= Mihail Secichin =

Moldovan conductor, pianist and pedagogue (1943–2026)

Mihail Secichin (31 March 1943 – 5 March 2026) was a Moldovan conductor, pianist and pedagogue. He was best known for his long association with the National Theatre of Opera and Ballet "Maria Bieșu" in Chișinău, where he was one of the principal conductors from 1989 and served as chief conductor and artistic director from 1990 to 1992, and for his teaching at the Academy of Music, Theatre and Fine Arts.

== Early life and education ==
Secichin was born in Kharkiv, Ukrainian SSR, on 31 March 1943. He received his first music lessons from his mother and studied piano at the Kharkiv Special Music School under Regina Horowitz, sister of pianist Vladimir Horowitz. In 1966, he graduated from the Kharkiv Conservatory as a pianist. He then studied conducting, first at the Kharkiv Institute of Arts and later at the Kyiv State Conservatory, followed by postgraduate training with the conductor Stepan Turchak.

== Career ==
After completing his conducting studies, Secichin worked in Ukraine as assistant conductor of the Zaporizhzhia Philharmonic and later at the opera theatre in Donetsk, where he built a repertoire of about 75 opera and ballet productions. In 1971, he took part in the All-Union Conductors' Competition in Moscow.

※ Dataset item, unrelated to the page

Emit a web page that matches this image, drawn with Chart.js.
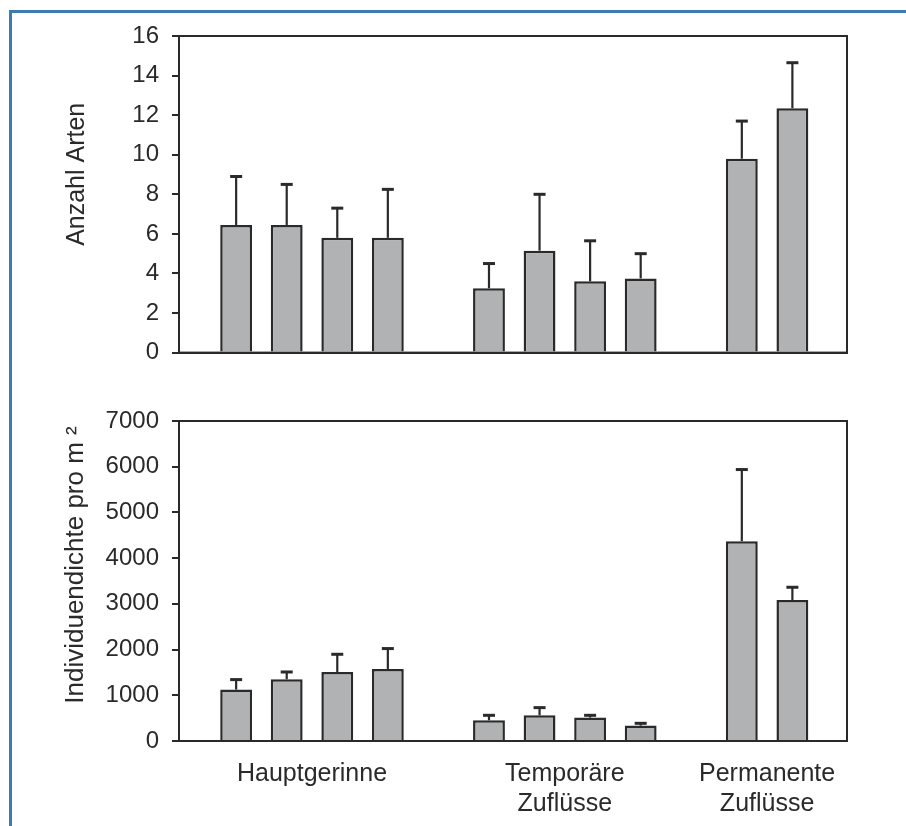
<!DOCTYPE html>
<html>
<head>
<meta charset="utf-8">
<script src="https://cdn.jsdelivr.net/npm/chart.js@4.4.0/dist/chart.umd.min.js"></script>
<style>
  html, body { margin: 0; padding: 0; background: #fff; }
  #page { position: relative; width: 906px; height: 826px; overflow: hidden; }
  #frame { position: absolute; left: 9px; top: 10px; width: 1000px; height: 1000px;
           border-left: 3px solid #3b7cb5; border-top: 3px solid #3b7cb5; }
  canvas { position: absolute; left: 0; }
</style>
</head>
<body>
<div id="page">
  <div id="frame"></div>
  <canvas id="arten" width="906" height="380" style="top:0"></canvas>
  <canvas id="dichte" width="906" height="446" style="top:380px"></canvas>
</div>
<script>
// Gruppen und Positionen (eine Lücke zwischen den Gruppen)
const groupLabels = ['Hauptgerinne', ['Temporäre', 'Zuflüsse'], ['Permanente', 'Zuflüsse']];
const groupSlots = [1.5, 6.5, 10.5];
const barSlots = [0, 1, 2, 3, 5, 6, 7, 8, 10, 11];

// Anzahl Arten: Mittelwert und Standardabweichung
const artenMean = [6.45, 6.45, 5.8, 5.8, 3.25, 5.15, 3.6, 3.75, 9.8, 12.35];
const artenSd = [2.45, 2.05, 1.5, 2.45, 1.25, 2.85, 2.05, 1.25, 1.9, 2.3];

// Individuendichte pro m2
const dichteMean = [1125, 1350, 1510, 1576, 453, 562, 512, 337, 4370, 3085];
const dichteSd = [218, 160, 387, 446, 109, 168, 50, 50, 1568, 278];

const ink = '#2a2a2a';
const fontFamily = 'Arial, "Liberation Sans", Helvetica, sans-serif';

// Fehlerbalken (nur nach oben) + Rahmen um die Plotfläche
const errorBars = {
  id: 'errorBars',
  afterDatasetsDraw(chart, args, opts) {
    const { ctx, chartArea: a } = chart;
    const y = chart.scales.y;
    const vals = chart.data.datasets[0].data;
    ctx.save();
    ctx.strokeStyle = ink;
    chart.getDatasetMeta(0).data.forEach((bar, i) => {
      const top = y.getPixelForValue(vals[i].y + opts.sd[i]);
      ctx.lineWidth = 2.2;
      ctx.beginPath();
      ctx.moveTo(bar.x, bar.y);
      ctx.lineTo(bar.x, top);
      ctx.stroke();
      ctx.lineWidth = 3;
      ctx.beginPath();
      ctx.moveTo(bar.x - 6, top);
      ctx.lineTo(bar.x + 6, top);
      ctx.stroke();
    });
    ctx.lineWidth = 2;
    ctx.strokeRect(a.left, a.top, a.right - a.left, a.bottom - a.top);
    ctx.restore();
  }
};

// y-Achsentitel, etwas oberhalb der Mitte wie im Original
const yTitle = {
  id: 'yTitle',
  afterDraw(chart, args, opts) {
    const { ctx, chartArea: a } = chart;
    ctx.save();
    ctx.translate(opts.x, (a.top + a.bottom) / 2 - opts.shift);
    ctx.rotate(-Math.PI / 2);
    ctx.textAlign = 'center';
    ctx.textBaseline = 'middle';
    ctx.font = opts.size + 'px ' + fontFamily;
    ctx.fillStyle = ink;
    ctx.fillText(opts.text, 0, 0);
    ctx.restore();
  }
};

function makeChart(id, means, sds, yMax, yStep, title, padTop, xHeight, showLabels) {
  const ctx = document.getElementById(id).getContext('2d');
  return new Chart(ctx, {
    type: 'bar',
    data: {
      datasets: [{
        data: barSlots.map((x, i) => ({ x: x, y: means[i] })),
        backgroundColor: '#b1b2b4',
        borderColor: ink,
        borderWidth: 2.5,
        categoryPercentage: 1,
        barPercentage: 0.63
      }]
    },
    options: {
      responsive: false,
      animation: false,
      layout: { padding: { top: padTop, right: 59, left: 0, bottom: 0 } },
      plugins: {
        legend: { display: false },
        tooltip: { enabled: false },
        errorBars: { sd: sds },
        yTitle: title
      },
      scales: {
        x: {
          type: 'linear',
          offset: false,
          min: -1.13,
          max: 12.08,
          grid: { display: false },
          border: { display: true, color: ink, width: 2 },
          afterBuildTicks: s => { s.ticks = groupSlots.map(v => ({ value: v })); },
          afterFit: s => { s.height = xHeight; },
          ticks: {
            display: showLabels,
            autoSkip: false,
            maxRotation: 0,
            padding: 10,
            color: ink,
            font: { family: fontFamily, size: 25, lineHeight: 1.2 },
            callback: (v, i) => groupLabels[i]
          }
        },
        y: {
          min: 0,
          max: yMax,
          afterFit: s => { s.width = 179; },
          grid: { drawOnChartArea: false, tickLength: 7, color: ink, lineWidth: 2 },
          border: { color: ink, width: 2 },
          ticks: {
            stepSize: yStep,
            padding: 13,
            color: ink,
            font: { family: fontFamily, size: 24 },
            callback: v => String(v)
          }
        }
      }
    },
    plugins: [errorBars, yTitle]
  });
}

makeChart('arten', artenMean, artenSd, 16, 2,
  { text: 'Anzahl Arten', x: 77, shift: 20, size: 25 }, 36, 26, false);
makeChart('dichte', dichteMean, dichteSd, 7000, 1000,
  { text: 'Individuendichte pro m ²', x: 76, shift: 16, size: 26 }, 41, 85, true);
</script>
</body>
</html>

In 1988, Secichin moved to Chișinău at the invitation of rector Constantin Rusnac, joining the Moldovan State Conservatory as a teacher of piano and opera training. At the conservatory, he also led the student symphony orchestra and was among the first conductors of the Opera Studio.

At the National Theatre of Opera and Ballet in Chișinău, Secichin was one of the theatre's principal conductors from 1989 and chief conductor and artistic director from 1990 to 1992. He later worked extensively with the Serghei Lunchevici National Philharmonic, whose symphony orchestra he conducted from 2008 to 2013. In Romania, he served as conductor and later chief conductor of the symphony orchestra in Botoșani from 1998 to 2013.

Secichin conducted more than 20 opera and ballet productions in Moldova from 1988 onward, along with around 200 chamber-vocal, chamber-instrumental and symphonic works. He was a contributor to the early development of the Moldovan Youth Orchestra.

== Death ==
Secichin died on 5 March 2026, at the age of 82.

== Honours ==
In 1996, Secichin received the honorary title Maestru în Artă. In 2018, he was awarded the title Artist al Poporului al Republicii Moldova.